All of this happens, mind you, in the pilot's first 30 minutes.
I recently read an interview with executive producer Steven Spielberg who said he wanted to do this show because he only understood the creative process of film and wanted to explore film's progenitor, theatre; something about which he knew next to nothing.
Created by Pulitzer-nominated playwright Theresa Rebeck (Seminar) and Scott Burkhardt, "Smash" might best be described as "Glee" with an attitude. And I mean that in the most flattering way possible. With original music by Marc Shaiman (Hairspray; The Wedding Planner; Southpark: Bigger, Longer and Uncut) and more than a few amazing performances (McPhee positively shines here), "Smash" gets it. And by "it," I mean the creative process that goes into the mounting of a show.
As someone who has been an auditioner, a director and the creator of a musical (or three), I can attest that the show understands everything that goes into the mounting of a musical or play, albeit at a rather remarkably accelerated pace. "Smash" provides its audience with the viewpoints of the writers; director; producer and hopeful actors, all while exploiting New York City's best locations.
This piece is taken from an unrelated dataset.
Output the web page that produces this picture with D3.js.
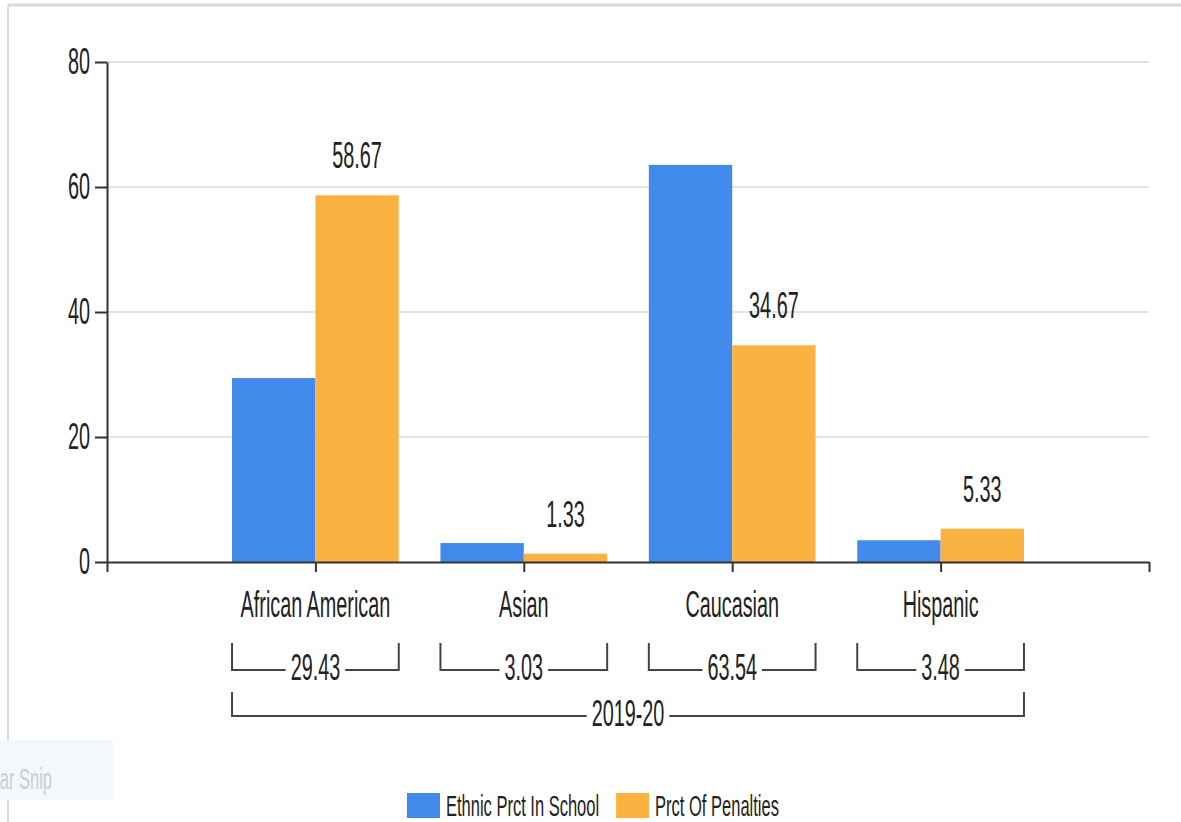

The cast; the music; the production values and the writing are all top-notch here and I honestly can't wait to see the next episode.
If you love the theatre, dream the dream and live the life, "Smash" is the show for you. If you're just a fan of the Broadway experience (and "just" is hardly the right word for die-hard theatre aficionados), "Smash" is the show for you. And if you've always wondered what goes on in the creative process, then "Smash" is the show you. I only hope it can maintain the excellent standard it has set for itself in the pilot episode. **** (Four Out of Four Stars). "Smash" airs on NBC. Check your local listings for dates and times.